═══ Given information

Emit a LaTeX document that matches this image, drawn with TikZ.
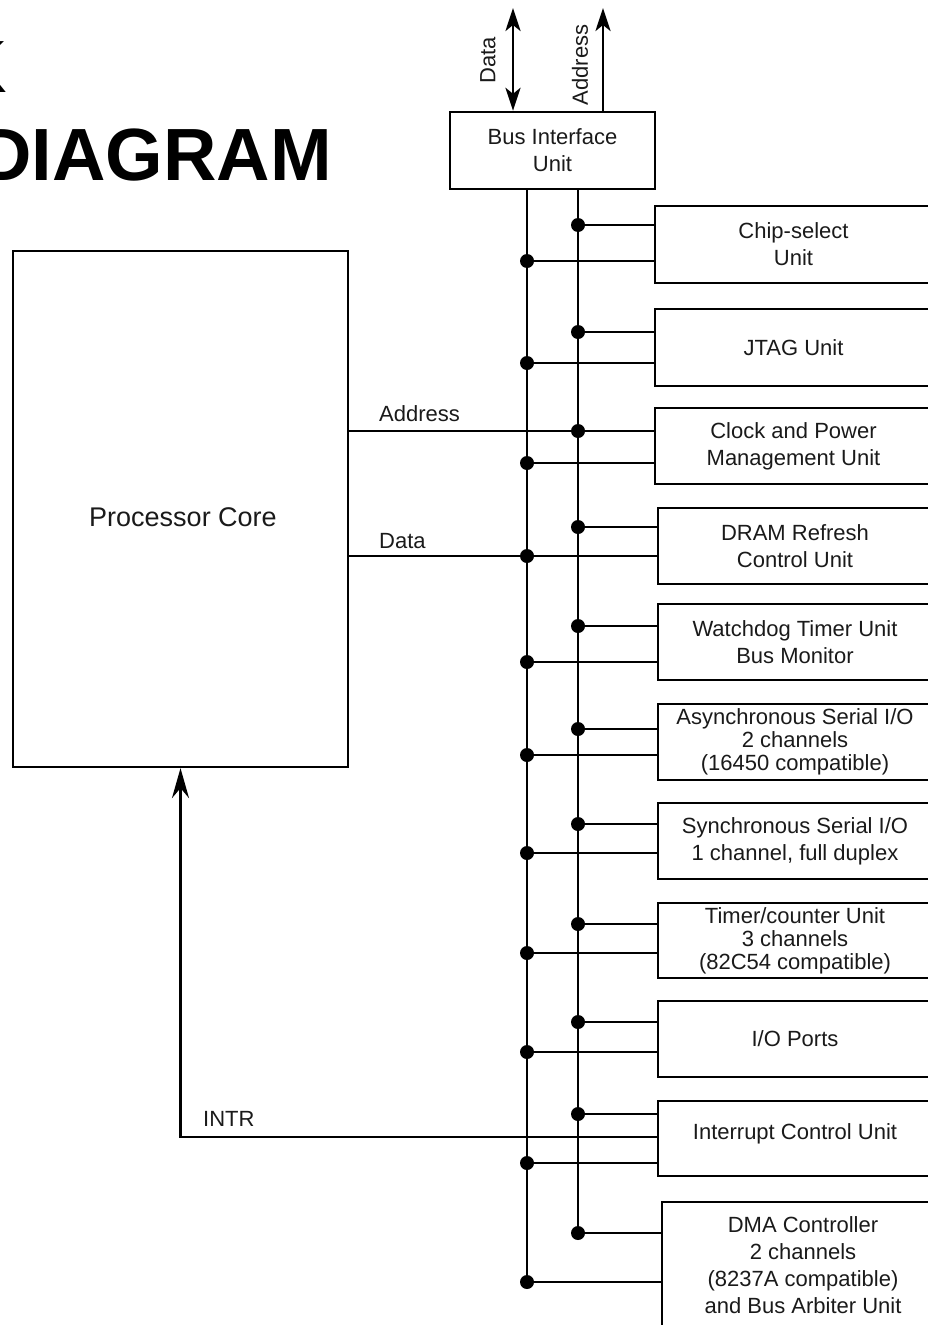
\documentclass[tikz,border=0pt]{standalone}
\usepackage{fontspec}
\setmainfont{Liberation Sans}
\usetikzlibrary{arrows.meta}
\definecolor{txt}{HTML}{1A1A1A}
\begin{document}
\begin{tikzpicture}[x=1pt,y=-1pt,
  unitbox/.style={draw, line width=2.8pt, minimum height=76pt, align=center, inner sep=0pt, text=txt, font=\fontsize{22}{27}\selectfont},
  tight/.style={font=\fontsize{22}{23}\selectfont},
  wire/.style={line width=2.8pt},
  lbl/.style={text=txt, font=\fontsize{22}{26}\selectfont, inner sep=0pt},
  bigtip/.style={line width=2.8pt},
  jdot/.style={fill=black}
]
\useasboundingbox (0,0) rectangle (928,1325);

% title (cut at the left edge)
\node[anchor=base east, inner sep=0pt, font=\fontsize{74}{74}\selectfont\bfseries] (t1) at (7,92) {K};
\node[anchor=base east, inner sep=0pt, font=\fontsize{74}{74}\selectfont\bfseries] (t2) at (332,180) {DIAGRAM};

% bus interface unit
\node[unitbox, line width=2.4pt, minimum width=205pt, minimum height=77pt] (biu) at (552.5,150.5) {Bus Interface\\Unit};
\coordinate (dtop) at (513,8);
\coordinate (atop) at (603,8);
\draw[bigtip, {Stealth[length=23pt,width=15pt,inset=6pt]}-{Stealth[length=23pt,width=15pt,inset=6pt]}] (biu.north -| dtop) -- (dtop);
\draw[bigtip, -{Stealth[length=23pt,width=15pt,inset=6pt]}] (biu.north -| atop) -- (atop);
\node[lbl, rotate=90] (ldata) at (488,60) {Data};
\node[lbl, rotate=90] (laddr) at (580,65) {Address};

% processor core
\node[draw, line width=2.2pt, minimum width=335pt, minimum height=516pt, inner sep=0pt] (core) at (180.5,509) {};
\node[text=txt, inner sep=0pt, font=\fontsize{27}{30}\selectfont] (coretxt) at (183,517) {Processor Core};

% peripheral units
\node[unitbox, minimum width=277pt, minimum height=77pt] (cs) at (793.5,244.5) {Chip-select\\Unit};
\node[unitbox, minimum width=277pt, minimum height=77pt] (jtag) at (793.5,347.5) {JTAG Unit};
\node[unitbox, minimum width=277pt] (clk) at (793.5,446) {Clock and Power\\Management Unit};
\node[unitbox, minimum width=274pt] (dram) at (795,546) {DRAM Refresh\\Control Unit};
\node[unitbox, minimum width=274pt] (wd) at (795,642) {Watchdog Timer Unit\\Bus Monitor};
\node[unitbox, tight, minimum width=274pt] (async) at (795,742) {Asynchronous Serial I/O\\2 channels\\(16450 compatible)};
\node[unitbox, minimum width=274pt] (sync) at (795,841) {Synchronous Serial I/O\\1 channel, full duplex};
\node[unitbox, tight, minimum width=274pt, minimum height=75pt] (timer) at (795,940.5) {Timer/counter Unit\\3 channels\\(82C54 compatible)};
\node[unitbox, minimum width=274pt] (io) at (795,1039) {I/O Ports};
\node[unitbox, minimum width=274pt, minimum height=75pt, text height=16pt, text depth=15pt] (ic) at (795,1138.5) {Interrupt Control Unit};
\node[unitbox, minimum width=282pt, minimum height=126pt] (dma) at (803,1265) {DMA Controller\\2 channels\\(8237A compatible)\\and Bus Arbiter Unit};

% buses
\coordinate (dbus) at (527,1282);
\coordinate (abus) at (578,1233);
\draw[wire] (biu.south -| dbus) -- (dbus);
\draw[wire] (biu.south -| abus) -- (abus);

% core address / data
\draw[wire] (core.east |- 0,431) -- (clk.west |- 0,431);
\draw[wire] (core.east |- 0,556) -- (dram.west |- 0,556);
\node[lbl, anchor=west] (la) at (379,414) {Address};
\node[lbl, anchor=west] (ld) at (379,541) {Data};

% INTR
\draw[wire, -{Stealth[length=30pt,width=17pt,inset=10pt]}] (ic.west |- 0,1137) -| (core.south);
\node[lbl, anchor=west] (lintr) at (203,1119) {INTR};

% unit taps on the buses
\foreach \n/\ya/\yd in {cs/225/261, jtag/332/363, clk/431/463, dram/527/556, wd/626/662, async/729/755, sync/824/853, timer/924/953, io/1022/1052, ic/1114/1163, dma/1233/1282}{
  \draw[wire] (\n.west |- 0,\ya) -- (abus |- 0,\ya);
  \draw[wire] (\n.west |- 0,\yd) -- (dbus |- 0,\yd);
  \fill[jdot] (abus |- 0,\ya) circle (7);
  \fill[jdot] (dbus |- 0,\yd) circle (7);
}
\end{tikzpicture}
\end{document}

══════

Task to carry out:
Repeat the data exactly, dropping every picture it holds.

Exercise answer:
Emit a LaTeX document that matches this image, drawn with TikZ.
\documentclass[tikz,border=0pt]{standalone}
\usepackage{fontspec}
\setmainfont{Liberation Sans}
\usetikzlibrary{arrows.meta}
\definecolor{txt}{HTML}{1A1A1A}
\begin{document}
\begin{tikzpicture}[x=1pt,y=-1pt,
  unitbox/.style={draw, line width=2.8pt, minimum height=76pt, align=center, inner sep=0pt, text=txt, font=\fontsize{22}{27}\selectfont},
  tight/.style={font=\fontsize{22}{23}\selectfont},
  wire/.style={line width=2.8pt},
  lbl/.style={text=txt, font=\fontsize{22}{26}\selectfont, inner sep=0pt},
  bigtip/.style={line width=2.8pt},
  jdot/.style={fill=black}
]
\useasboundingbox (0,0) rectangle (928,1325);

% title (cut at the left edge)
\node[anchor=base east, inner sep=0pt, font=\fontsize{74}{74}\selectfont\bfseries] (t1) at (7,92) {K};
\node[anchor=base east, inner sep=0pt, font=\fontsize{74}{74}\selectfont\bfseries] (t2) at (332,180) {DIAGRAM};

% bus interface unit
\node[unitbox, line width=2.4pt, minimum width=205pt, minimum height=77pt] (biu) at (552.5,150.5) {Bus Interface\\Unit};
\coordinate (dtop) at (513,8);
\coordinate (atop) at (603,8);
\draw[bigtip, {Stealth[length=23pt,width=15pt,inset=6pt]}-{Stealth[length=23pt,width=15pt,inset=6pt]}] (biu.north -| dtop) -- (dtop);
\draw[bigtip, -{Stealth[length=23pt,width=15pt,inset=6pt]}] (biu.north -| atop) -- (atop);
\node[lbl, rotate=90] (ldata) at (488,60) {Data};
\node[lbl, rotate=90] (laddr) at (580,65) {Address};

% processor core
\node[draw, line width=2.2pt, minimum width=335pt, minimum height=516pt, inner sep=0pt] (core) at (180.5,509) {};
\node[text=txt, inner sep=0pt, font=\fontsize{27}{30}\selectfont] (coretxt) at (183,517) {Processor Core};

% peripheral units
\node[unitbox, minimum width=277pt, minimum height=77pt] (cs) at (793.5,244.5) {Chip-select\\Unit};
\node[unitbox, minimum width=277pt, minimum height=77pt] (jtag) at (793.5,347.5) {JTAG Unit};
\node[unitbox, minimum width=277pt] (clk) at (793.5,446) {Clock and Power\\Management Unit};
\node[unitbox, minimum width=274pt] (dram) at (795,546) {DRAM Refresh\\Control Unit};
\node[unitbox, minimum width=274pt] (wd) at (795,642) {Watchdog Timer Unit\\Bus Monitor};
\node[unitbox, tight, minimum width=274pt] (async) at (795,742) {Asynchronous Serial I/O\\2 channels\\(16450 compatible)};
\node[unitbox, minimum width=274pt] (sync) at (795,841) {Synchronous Serial I/O\\1 channel, full duplex};
\node[unitbox, tight, minimum width=274pt, minimum height=75pt] (timer) at (795,940.5) {Timer/counter Unit\\3 channels\\(82C54 compatible)};
\node[unitbox, minimum width=274pt] (io) at (795,1039) {I/O Ports};
\node[unitbox, minimum width=274pt, minimum height=75pt, text height=16pt, text depth=15pt] (ic) at (795,1138.5) {Interrupt Control Unit};
\node[unitbox, minimum width=282pt, minimum height=126pt] (dma) at (803,1265) {DMA Controller\\2 channels\\(8237A compatible)\\and Bus Arbiter Unit};

% buses
\coordinate (dbus) at (527,1282);
\coordinate (abus) at (578,1233);
\draw[wire] (biu.south -| dbus) -- (dbus);
\draw[wire] (biu.south -| abus) -- (abus);

% core address / data
\draw[wire] (core.east |- 0,431) -- (clk.west |- 0,431);
\draw[wire] (core.east |- 0,556) -- (dram.west |- 0,556);
\node[lbl, anchor=west] (la) at (379,414) {Address};
\node[lbl, anchor=west] (ld) at (379,541) {Data};

% INTR
\draw[wire, -{Stealth[length=30pt,width=17pt,inset=10pt]}] (ic.west |- 0,1137) -| (core.south);
\node[lbl, anchor=west] (lintr) at (203,1119) {INTR};

% unit taps on the buses
\foreach \n/\ya/\yd in {cs/225/261, jtag/332/363, clk/431/463, dram/527/556, wd/626/662, async/729/755, sync/824/853, timer/924/953, io/1022/1052, ic/1114/1163, dma/1233/1282}{
  \draw[wire] (\n.west |- 0,\ya) -- (abus |- 0,\ya);
  \draw[wire] (\n.west |- 0,\yd) -- (dbus |- 0,\yd);
  \fill[jdot] (abus |- 0,\ya) circle (7);
  \fill[jdot] (dbus |- 0,\yd) circle (7);
}
\end{tikzpicture}
\end{document}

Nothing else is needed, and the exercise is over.